From left-handed hamburgers to spaghetti harvests, we've all fallen foul of the pranksters on this day dedicated to playing tricks on each other, writes MAL ROGERS.
WE’VE ALL done it, haven’t we. Piled hundreds of old tyres onto the summit of a dormant volcano, set them alight, and ran down the mountain just in time to shout, “April Fool!” as the fleeing villagers pile their belongings onto every available vehicle.
Well, maybe not. But around the world people will be getting in touch with their inner prankster today. Even august bodies and serious commentators find All Fools’ Day irresistible.
In April 1965, Seán Lemass lambasted The Irish Timesfor playing the fool with him. In an editorial headed "Staggering", our paper slammed Mr Lemass's threat to introduce alcohol prohibition, quoting his words: "If I am elected on April 7th, the boozer will have to go abroad for his drink in future. He won't get it here."
On reading the report, the then taoiseach immediately issued a statement: " The Irish Timesseems to have passed into the control of a group of crypto-reds. . . ." and continued to berate the paper in no uncertain terms.
The following day The Irish Timesran his statement beside a photo of a grinning taoiseach holding a pint of plain. An editor's note pointed out the leader had appeared on April 1st.
The world has long enjoyed the comic latitude April Fool’s Day bestows. We’ve had left-handed hamburgers, the spaghetti harvest in Italy, Greenwich Mean Time renamed Guinness Mean Time, and the Alabama legislature changing the value of pi. The Dutch national news station once reported that the government had new technology to detect unlicensed televisions but that wrapping a TV in aluminium foil could prevent its discovery. Sales of foil duly increased.
This licence to dupe everybody one day a year is a widespread, if very odd, sort of celebration. Everyone takes part – even as you read this a Newfoundland lobster fisherman will have already crept up on his workmate and pinched him on the bum; a bomb disposal officer will have burst a balloon in his comrade’s ear just as he was about to snip a crucial tripwire.
Even some of our famous writers have joined in. One of the greatest humourists these islands have ever produced, Flann O’Brien, managed a masterly comic twist even in his death. You’ve guessed it – with supreme theatrical timing he passed away on April Fool’s Day.

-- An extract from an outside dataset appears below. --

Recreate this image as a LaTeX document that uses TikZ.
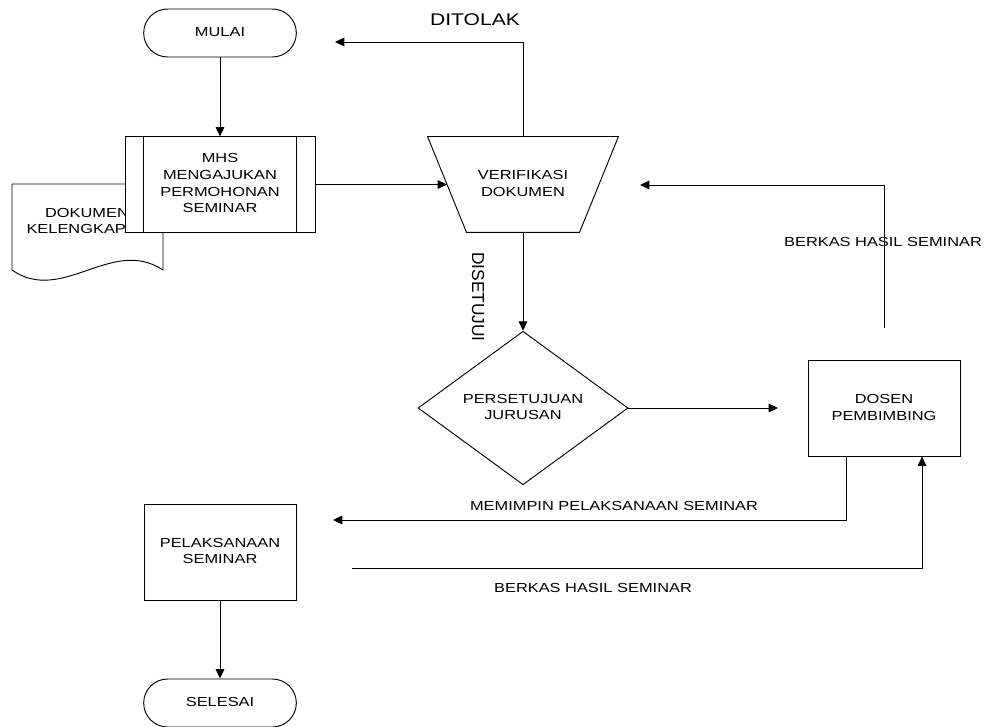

Despite Flann’s gallant effort, All Fools’ Day is one of the few annual festivals that has no Irish input. St Patrick’s Day is 99 per cent Irish – one per cent is missing because our patron saint was not actually born in Ireland; Halloween is 100 per cent Celtic; St Valentine’s mortal remains reside in Dublin; Christmas boasts many Celtic traditions (the tree, holly, mistletoe, candles); Easter is about 10 per cent Irish, and if the Celtic bishops had held sway at the Synod of Whitby in AD 664 it would have been 100 per cent Irish; and, of course, St Edeltraud the Bald, who originated the idea for Mothering Sunday, was from Spellickanee in Co Louth.
We can be justly proud of our record in helping the world mark out the tramp of the seasons. The one festival, however, which is a totally Irish-free event is the one we celebrate today, the Festival of Fools.
“The first of April is the day we remember what we are the other 364 days of the year,” said Mark Twain, but the day’s origins remain unclear. Pope Gregory XIII is often held responsible. When he restructured the calendar in 1582 by papal bull, New Year’s Day was moved. However, die-hard conservatives in France resisted the change and continued to celebrate the New Year from March 25th to April 1st. The more flexible French mocked the rigid revellers by sending them foolish gifts and invitations to non-existent parties.
Possibly April Fool’s Day evolved independently in various parts of the world in celebration of the spring equinox.
Everywhere from Mexico to India outbreaks of idiocy occur in April, often with some religious aspect attached. Norse mythology has its prankster-god Loki, the Romans had their pagan festival of Hilaria.
But of Celtic influence, there seems to be little trace. We must content ourselves with St Patrick’s Day, St Valentine’s, Christmas Day and Halloween. But not Mother’s Day. I made that one up. April Fool.